The original piece is written for a string sextet. Fifteen years after its first performance Schoenberg rearranged it for a string orchestra. To create the rich sonorous string sound required is a challenge for the string section of an orchestra and the players of the Orchestra Wellington stood up well to this challenge.
Bach: Concerto in D minor
This concerto is one of a number believed to be arrangements of an earlier work written by Bach in Cöthen and is the one most often performed now, perhaps because of its dramatic qualities. It is one of eight concertos that Bach transcribed for harpsichord. The large string orchestra of almost 50 players was reduced to a small group of four each of first and second violins, viola, cello and a double bass.
It is a substantial work in three movements. The first movement, Allegro, is full of contrast with sudden switches of key and dramatic effects. The lyrical slow movement, Adagio, is built on a ground bass, played in unison by the whole orchestra over which the solo keyboard spins a florid and ornamented melodic line. In the third movement, Allegro, the keyboard plays a free flowing virtuoso passage over the repeated orchestral passage. Brahms’s cadenzas enhanced the grandeur of the concerto.
Diedre Irons played with a translucent fluid style with no exaggerated mannerism. There was a lovely interplay between orchestra and soloist. It was a performance of sheer beauty. The great ovation at the end reflected the love and respect for of this wonderful, modest, self-effacing artist.

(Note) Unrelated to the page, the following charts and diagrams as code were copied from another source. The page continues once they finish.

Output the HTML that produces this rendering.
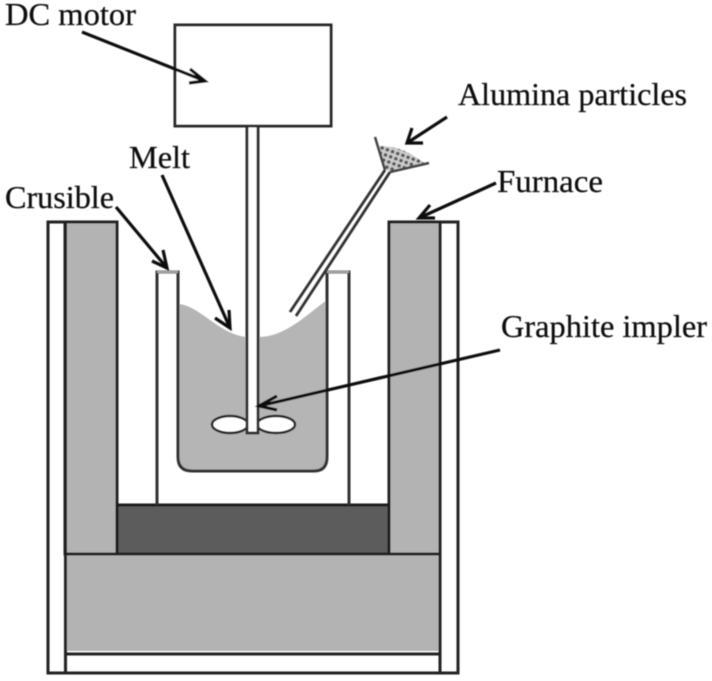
<!DOCTYPE html>
<html>
<head>
<meta charset="utf-8">
<style>
html,body{margin:0;padding:0;background:#fff;width:712px;height:681px;overflow:hidden}
svg{display:block}
text{font-family:"Liberation Serif",serif;font-size:32px;fill:#111;stroke:#111;stroke-width:.25}
</style>
</head>
<body>
<svg width="712" height="681" viewBox="0 0 712 681" xmlns="http://www.w3.org/2000/svg">
<defs>
<filter id="b" x="-5%" y="-5%" width="110%" height="110%"><feGaussianBlur stdDeviation="0.5"/></filter>
<pattern id="dots" width="5.500" height="5.500" patternUnits="userSpaceOnUse" patternTransform="rotate(20)">
<rect width="5.500" height="5.500" fill="#ccc"/><circle cx="2.750" cy="2.750" r="1.800" fill="#555"/>
</pattern>
</defs>
<g filter="url(#b)">
<!-- furnace -->
<rect x="65" y="222" width="52" height="332" fill="#b3b3b3" stroke="#222" stroke-width="3"/>
<rect x="389" y="222" width="51" height="332" fill="#b3b3b3" stroke="#222" stroke-width="3"/>
<rect x="117" y="505" width="272" height="49" fill="#5c5c5c" stroke="#1a1a1a" stroke-width="3"/>
<rect x="65.500" y="554" width="374.500" height="97" fill="#b3b3b3"/>
<path d="M65 222H48V673H458V222H440" fill="none" stroke="#222" stroke-width="3"/>
<path d="M65.500 554H440M65.500 654H440M65.500 222V673M440 222V673" fill="none" stroke="#222" stroke-width="3"/>
<!-- crucible -->
<path d="M157 505V272H178V300M349 505V272H327V300" fill="none" stroke="#333" stroke-width="3"/>
<path d="M157 272H178M327 272H349" stroke="#aaa" stroke-width="2" fill="none"/>
<path d="M179 304C200 306 220 335 247 337L258 337C285 337 305 316 327 300V457Q327 470 314 470H192Q179 470 179 457Z" fill="#b5b5b5"/>
<path d="M178 300V457Q178 471 192 471H314Q327 471 327 457V300" fill="none" stroke="#333" stroke-width="3"/>
<!-- impeller -->
<ellipse cx="230" cy="424.500" rx="18" ry="8.500" fill="#fff" stroke="#222" stroke-width="2.500"/>
<ellipse cx="276" cy="424.500" rx="19" ry="8.500" fill="#fff" stroke="#222" stroke-width="2.500"/>
<!-- shaft -->
<path d="M247 126V433H258V126" fill="#fff" stroke="#333" stroke-width="3"/>
<!-- motor -->
<rect x="175" y="25" width="156" height="101" fill="#fff" stroke="#2a2a2a" stroke-width="3"/>
<!-- funnel -->
<path d="M378 146Q402 145 424 163L390 171L385 170Z" fill="url(#dots)"/>
<path d="M375 137L385 170M429 163L390 172" fill="none" stroke="#444" stroke-width="2.500"/>
<path d="M290 312L385 170M296 316L390 172" fill="none" stroke="#333" stroke-width="2.800"/>
<!-- arrows -->
<g fill="none" stroke="#111" stroke-width="3.200">
<path d="M82 32L205 81M190 69L205 81L189 83"/>
<path d="M116 207L167 268M163 250L167 268L152 261"/>
<path d="M162 175L230 328M229 310L230 328L215 318"/>
<path d="M500 350L259 406M277 396L259 406L277 410"/>
<path d="M447 117L407 143M412 128L407 143L423 143"/>
<path d="M496 183L419 218M430 205L419 218L435 218"/>
</g>
<!-- labels -->
<text x="5" y="25" textLength="131" lengthAdjust="spacingAndGlyphs">DC motor</text>
<text x="129" y="168" textLength="61" lengthAdjust="spacingAndGlyphs">Melt</text>
<text x="5" y="208" textLength="109" lengthAdjust="spacingAndGlyphs">Crusible</text>
<text x="458" y="105" textLength="229" lengthAdjust="spacingAndGlyphs">Alumina particles</text>
<text x="497" y="192" textLength="106" lengthAdjust="spacingAndGlyphs">Furnace</text>
<text x="501" y="337" textLength="206" lengthAdjust="spacingAndGlyphs">Graphite impler</text>
</g>
</svg>
</body>
</html>
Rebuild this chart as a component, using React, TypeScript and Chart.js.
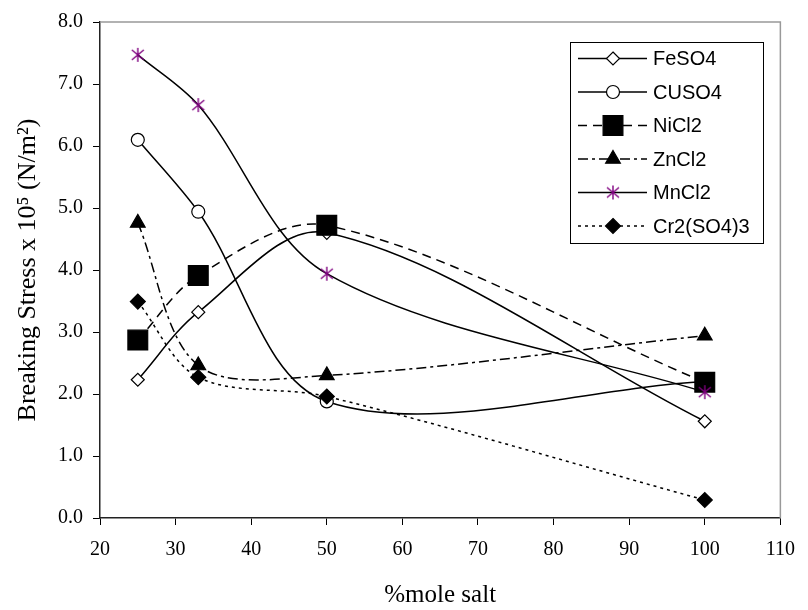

Beethoven: String Quartet, Op. 131
Beethoven’s C sharp minor quartet is one of the most difficult and challenging of his works. The epigraph set against one copy of the music describes it as ‘Composed out of scattered fragments and snatches of movements’. It is in seven continuous but fragmented, contrasting movements, starting with the very slow introductory Adagio, ‘the most melancholy sentiment expressed in music’ according to Wagner, through a fugal passage, a set of variations of contrasting moods to the fierce gaiety of the Presto and the mad dance of an indomitable fiddler. Some, including Mahler felt that the weight of the music was too much for a string quartet to bear and rearranged it for a full string orchestra. The version played by Orchestra Wellington is the arrangement by the great Greek conductor, Dimitri Mitropoulos.
The orchestral version of the quartet added a certain depth of sound and gravity to the work. The eight double basses enhanced the rich deep notes of the music. Reworking a string quartet into an orchestral piece changed the tone of the original. Passages that sounded like intimate meditations by the violin and the viola in the quartet came through as anthems and chorales by a large choir, altering the character of the piece. To appreciate this quartet played by a whole large string orchestra one had to leave behind the quartet version and think of the piece as an entirely different composition, a culmination of Beethoven’s grand vision.
All credit to Orchestra Wellington for tackling this work and introducing it to its large number of followers, some of whom were probably more familiar with the orchestral than the chamber music repertoire. It was a challenge for the string section of the orchestra to tackle this very difficult work and was a salutary experience for all the players who participated in this performance. This was a concert different from other Orchestra Wellington subscription concerts, but not less moving and enjoyable.